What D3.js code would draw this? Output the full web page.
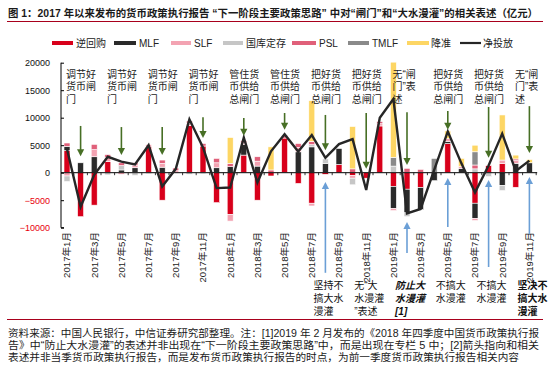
<!DOCTYPE html>
<html><head><meta charset="utf-8">
<script src="https://cdn.jsdelivr.net/npm/d3@7/dist/d3.min.js"></script>
<style>
body{margin:0;background:#fff;}
svg{display:block;font-family:"Liberation Sans","Noto Sans CJK SC",sans-serif;}
</style>
</head><body>
<svg id="c" width="552" height="381"></svg>
<script>
// ---------------- data ----------------
const months = ["2017年1月","2017年2月","2017年3月","2017年4月","2017年5月","2017年6月","2017年7月","2017年8月","2017年9月","2017年10月","2017年11月","2017年12月",
"2018年1月","2018年2月","2018年3月","2018年4月","2018年5月","2018年6月","2018年7月","2018年8月","2018年9月","2018年10月","2018年11月","2018年12月",
"2019年1月","2019年2月","2019年3月","2019年4月","2019年5月","2019年6月","2019年7月","2019年8月","2019年9月","2019年10月","2019年11月"];

const seriesNames = ["逆回购","MLF","SLF","国库定存","PSL","TMLF","降准"];
const netName = "净投放";

const reverseRepo = [4000,-8000,-5900,2000,0,0,4700,-5000,0,8600,4850,-5450,-7600,3200,-5000,-600,6300,-1950,-5550,-300,1500,-500,-1000,8500,-2500,-3000,-2700,0,5300,0,-5550,1300,1700,-2650,0];
const mlf         = [800,1800,2900,0,500,900,0,1000,0,0,0,900,1100,1900,1200,0,0,3800,4700,1700,2900,0,0,0,-4000,-4300,-4000,-1450,400,800,-2750,0,-2300,1700,1800];
const slf         = [-600,0,1300,800,-300,500,400,700,350,400,0,900,-1200,300,900,0,0,800,-500,0,0,-500,0,400,-400,0,0,0,500,300,-400,0,600,500,0];
const treasuryDep = [-1000,0,0,-400,800,-500,-200,0,0,-300,-200,0,0,0,0,0,0,0,400,800,0,-1200,0,0,1200,-700,0,0,0,0,700,-700,-950,0,0];
const psl         = [600,0,950,500,500,400,0,600,500,400,450,800,600,400,800,500,500,700,600,0,0,700,0,400,0,800,600,0,0,0,700,0,0,300,0];
const tmlf        = [0,0,0,0,0,0,0,0,0,0,0,0,0,0,0,0,0,0,0,0,0,0,0,0,1600,0,0,2600,0,0,2400,0,0,0,0];
const rrrCut      = [0,0,0,0,0,0,0,0,0,0,0,0,4700,0,0,4200,0,0,7400,0,0,7700,0,0,17300,0,0,0,1400,1500,1200,0,8200,700,600];
const netInjection= [4300,-6200,-400,2900,2000,1500,5000,-2500,700,9700,4600,-2800,-2700,6400,-1800,3900,7000,3850,6850,2700,5200,6100,-3150,10000,13400,-7400,-6600,500,7500,1700,-3600,1300,7100,300,2200];

const yTicks = [-10000,-5000,0,5000,10000,15000,20000];

const topNotes = [
  {m:1,  lines:["调节好","货币闸","门"],   tail:8500,  tip:3000},
  {m:4,  lines:["调节好","货币闸","门"],   tail:8300,  tip:3200},
  {m:7,  lines:["调节好","货币闸","门"],   tail:8300,  tip:3200},
  {m:10, lines:["调节好","货币闸","门"],   tail:10100, tip:6300},
  {m:13, lines:["管住货","币供给","总闸门"], tail:9950,  tip:6700},
  {m:16, lines:["管住货","币供给","总闸门"], tail:10850, tip:7800},
  {m:19, lines:["把好货","币供给","总闸门"], tail:10500, tip:4100},
  {m:22, lines:["把好货","币供给","总闸门"], tail:10850, tip:700},
  {m:25, lines:["无“闸","门”表","述"],     tail:11000, tip:1400},
  {m:28, lines:["把好货","币供给","总闸门"], tail:11200, tip:7800},
  {m:31, lines:["把好货","币供给","总闸门"], tail:11950, tip:2700},
  {m:34, lines:["无“闸","门”表","述"],     tail:12100, tip:3600}
];
const bottomNotes = [
  {m:19, lines:["坚持不","搞大水","漫灌"], tip:-1700, tail:-18200, weight:"normal", italic:false},
  {m:22, lines:["无“大","水漫灌","”表述"], tip:null,  tail:null,   weight:"normal", italic:false},
  {m:25, lines:["防止大","水漫灌","[1]"],  tip:-8960, tail:-14600, weight:"bold",   italic:true},
  {m:28, lines:["不搞大","水漫灌"],        tip:-960,  tail:-9870,  weight:"normal", italic:false},
  {m:31, lines:["不搞大","水漫灌"],        tip:-1330, tail:-17150, weight:"normal", italic:false},
  {m:34, lines:["坚决不","搞大水","漫灌"], tip:-780,  tail:-11150, weight:"bold",   italic:false}
];

const titleText = "图 1：2017 年以来发布的货币政策执行报告 “下一阶段主要政策思路” 中对“闸门”和“大水漫灌”的相关表述（亿元）";
const noteLines = [
  "资料来源：中国人民银行，中信证券研究部整理。注：[1]2019 年 2 月发布的《2018 年四季度中国货币政策执行报",
  "告》中“防止大水漫灌”的表述并非出现在“下一阶段主要政策思路”中，而是出现在专栏 5 中；[2]箭头指向和相关",
  "表述并非当季货币政策执行报告，而是发布货币政策执行报告的时点，为前一季度货币政策执行报告相关内容"
];

// ---------------- styles ----------------
const colors = {"逆回购":"#d8001b","MLF":"#2a2a2a","SLF":"#f3a3b2","国库定存":"#c6c6c6","PSL":"#e0607a","TMLF":"#8a8a8a","降准":"#fdd664","净投放":"#262626"};
const seriesArrays = [reverseRepo, mlf, slf, treasuryDep, psl, tmlf, rrrCut];

const svg = d3.select("#c");

const rows = months.map((m,i)=>{
  const r = {month:m};
  seriesNames.forEach((k,j)=>{ r[k] = seriesArrays[j][i]; });
  return r;
});

const x = d3.scaleBand().domain(months).range([60.2, 536.2]).padding(0);
const y = d3.scaleLinear().domain([-10000, 20000]).range([227.7, 62.7]);
const bw = x.bandwidth();
const cx = i => x(months[i]) + bw/2;
const barW = 6;

// title
svg.append("text").attr("x",8).attr("y",17).attr("font-size",10.4).attr("font-weight","bold")
  .attr("fill","#1a1a1a").attr("textLength",530).attr("lengthAdjust","spacing").text(titleText);
svg.append("line").attr("x1",7).attr("x2",543).attr("y1",21.5).attr("y2",21.5).attr("stroke","#a8001c").attr("stroke-width",1.2);

// legend
const legendX = [[52,73,76],[114,136,139],[171,191,194],[223,243,246],[292,316,319],[348,369,372],[407,429,431],[460,481,483]];
const legendKeys = seriesNames.concat([netName]);
const lg = svg.append("g");
legendKeys.forEach((k,i)=>{
  const [a,b,t] = legendX[i];
  lg.append("line").attr("x1",a).attr("x2",b).attr("y1",43).attr("y2",43)
    .attr("stroke",colors[k]).attr("stroke-width", k===netName?2.2:4);
  lg.append("text").attr("x",t).attr("y",46.5).attr("font-size",10).attr("fill","#222").text(k);
});

// stacked bars
const stack = d3.stack().keys(seriesNames).offset(d3.stackOffsetDiverging);
const stacked = stack(rows);
const gb = svg.append("g");
stacked.forEach(layer=>{
  gb.selectAll(null).data(layer.map((d,i)=>({d,i})).filter(o=>o.d[0]!==o.d[1]))
    .enter().append("rect")
    .attr("x",o=>cx(o.i)-barW/2)
    .attr("width",barW)
    .attr("y",o=>y(Math.max(o.d[0],o.d[1])))
    .attr("height",o=>Math.abs(y(o.d[0])-y(o.d[1])))
    .attr("fill",colors[layer.key])
    .attr("stroke","#fff").attr("stroke-width",0.6);
});

// y axis
const yAxis = d3.axisLeft(y).tickValues(yTicks).tickSize(-3).tickPadding(11).tickFormat(d3.format("d"));
const ga = svg.append("g").attr("transform","translate(61,0)").call(yAxis);
ga.select(".domain").attr("stroke","#000").attr("stroke-width",1).attr("d","M0,"+y(20000)+"V"+y(-10000)+"h3");
ga.selectAll(".tick line").attr("stroke","#000");
ga.selectAll(".tick text").attr("font-size",9).attr("font-family","Liberation Sans, sans-serif")
  .attr("fill",d=>d<0?"#e8000b":"#111");

// x axis zero line + small ticks at band edges
const gx = svg.append("g");
gx.append("line").attr("x1",61).attr("x2",x.range()[1]+1).attr("y1",y(0)).attr("y2",y(0)).attr("stroke","#000").attr("stroke-width",1);
months.forEach((m,i)=>{
  gx.append("line").attr("x1",x(m)+bw).attr("x2",x(m)+bw).attr("y1",y(0)).attr("y2",y(0)+2.5).attr("stroke","#000").attr("stroke-width",0.8);
});

// month labels (every other month)
months.forEach((m,i)=>{
  if(i%2!==0) return;
  svg.append("text").attr("transform","translate("+cx(i)+",232) rotate(-90)")
    .attr("text-anchor","end").attr("dy","0.35em").attr("font-size",9.6).attr("fill","#222").text(m);
});

// net line
const line = d3.line().x((d,i)=>cx(i)).y(d=>y(d));
svg.append("path").datum(netInjection).attr("d",line).attr("fill","none")
  .attr("stroke",colors[netName]).attr("stroke-width",2.4).attr("stroke-linejoin","miter");

// top annotations (green arrows)
const green = "#476f25";
topNotes.forEach(a=>{
  const xx = cx(a.m);
  const yt = y(a.tip), ys = y(a.tail);
  svg.append("line").attr("x1",xx).attr("x2",xx).attr("y1",ys).attr("y2",yt-5).attr("stroke",green).attr("stroke-width",1.6);
  svg.append("path").attr("d",`M${xx-3.6},${yt-7}L${xx+3.6},${yt-7}L${xx},${yt}Z`).attr("fill",green);
  a.lines.forEach((t,k)=>{
    svg.append("text").attr("x",xx-14.5).attr("y",77.5+k*12.5).attr("font-size",10).attr("fill","#222").text(t);
  });
});

// bottom annotations (blue arrows)
const blue = "#6b9fd6";
bottomNotes.forEach(a=>{
  const xx = cx(a.m);
  if(a.tip!==null){
    const yt = y(a.tip), ys = y(a.tail);
    svg.append("line").attr("x1",xx).attr("x2",xx).attr("y1",ys).attr("y2",yt+5).attr("stroke",blue).attr("stroke-width",1.6);
    svg.append("path").attr("d",`M${xx-3.6},${yt+7}L${xx+3.6},${yt+7}L${xx},${yt}Z`).attr("fill",blue);
  }
  a.lines.forEach((t,k)=>{
    svg.append("text").attr("x",xx-12).attr("y",289+k*13).attr("font-size",10)
      .attr("font-weight",a.weight).attr("font-style",a.italic?"italic":"normal")
      .attr("fill","#111").text(t);
  });
});

// bottom rule + notes
svg.append("line").attr("x1",7).attr("x2",543).attr("y1",319.5).attr("y2",319.5).attr("stroke","#a8001c").attr("stroke-width",1);
const noteLens = [531,531,511];
noteLines.forEach((t,k)=>{
  svg.append("text").attr("x",8).attr("y",336.5+k*12.2).attr("font-size",10).attr("fill","#1a1a1a")
    .attr("textLength",noteLens[k]).attr("lengthAdjust","spacingAndGlyphs").text(t);
});
</script>
</body></html>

## Work required
Emit the lines of the material exactly, from its first line to the line containing "const yTicks = [-10000,-5000,0,5000,10000,15000,20000];", inclusive; leave every picture out.

## Solution
What D3.js code would draw this? Output the full web page.
<!DOCTYPE html>
<html><head><meta charset="utf-8">
<script src="https://cdn.jsdelivr.net/npm/d3@7/dist/d3.min.js"></script>
<style>
body{margin:0;background:#fff;}
svg{display:block;font-family:"Liberation Sans","Noto Sans CJK SC",sans-serif;}
</style>
</head><body>
<svg id="c" width="552" height="381"></svg>
<script>
// ---------------- data ----------------
const months = ["2017年1月","2017年2月","2017年3月","2017年4月","2017年5月","2017年6月","2017年7月","2017年8月","2017年9月","2017年10月","2017年11月","2017年12月",
"2018年1月","2018年2月","2018年3月","2018年4月","2018年5月","2018年6月","2018年7月","2018年8月","2018年9月","2018年10月","2018年11月","2018年12月",
"2019年1月","2019年2月","2019年3月","2019年4月","2019年5月","2019年6月","2019年7月","2019年8月","2019年9月","2019年10月","2019年11月"];

const seriesNames = ["逆回购","MLF","SLF","国库定存","PSL","TMLF","降准"];
const netName = "净投放";

const reverseRepo = [4000,-8000,-5900,2000,0,0,4700,-5000,0,8600,4850,-5450,-7600,3200,-5000,-600,6300,-1950,-5550,-300,1500,-500,-1000,8500,-2500,-3000,-2700,0,5300,0,-5550,1300,1700,-2650,0];
const mlf         = [800,1800,2900,0,500,900,0,1000,0,0,0,900,1100,1900,1200,0,0,3800,4700,1700,2900,0,0,0,-4000,-4300,-4000,-1450,400,800,-2750,0,-2300,1700,1800];
const slf         = [-600,0,1300,800,-300,500,400,700,350,400,0,900,-1200,300,900,0,0,800,-500,0,0,-500,0,400,-400,0,0,0,500,300,-400,0,600,500,0];
const treasuryDep = [-1000,0,0,-400,800,-500,-200,0,0,-300,-200,0,0,0,0,0,0,0,400,800,0,-1200,0,0,1200,-700,0,0,0,0,700,-700,-950,0,0];
const psl         = [600,0,950,500,500,400,0,600,500,400,450,800,600,400,800,500,500,700,600,0,0,700,0,400,0,800,600,0,0,0,700,0,0,300,0];
const tmlf        = [0,0,0,0,0,0,0,0,0,0,0,0,0,0,0,0,0,0,0,0,0,0,0,0,1600,0,0,2600,0,0,2400,0,0,0,0];
const rrrCut      = [0,0,0,0,0,0,0,0,0,0,0,0,4700,0,0,4200,0,0,7400,0,0,7700,0,0,17300,0,0,0,1400,1500,1200,0,8200,700,600];
const netInjection= [4300,-6200,-400,2900,2000,1500,5000,-2500,700,9700,4600,-2800,-2700,6400,-1800,3900,7000,3850,6850,2700,5200,6100,-3150,10000,13400,-7400,-6600,500,7500,1700,-3600,1300,7100,300,2200];

const yTicks = [-10000,-5000,0,5000,10000,15000,20000];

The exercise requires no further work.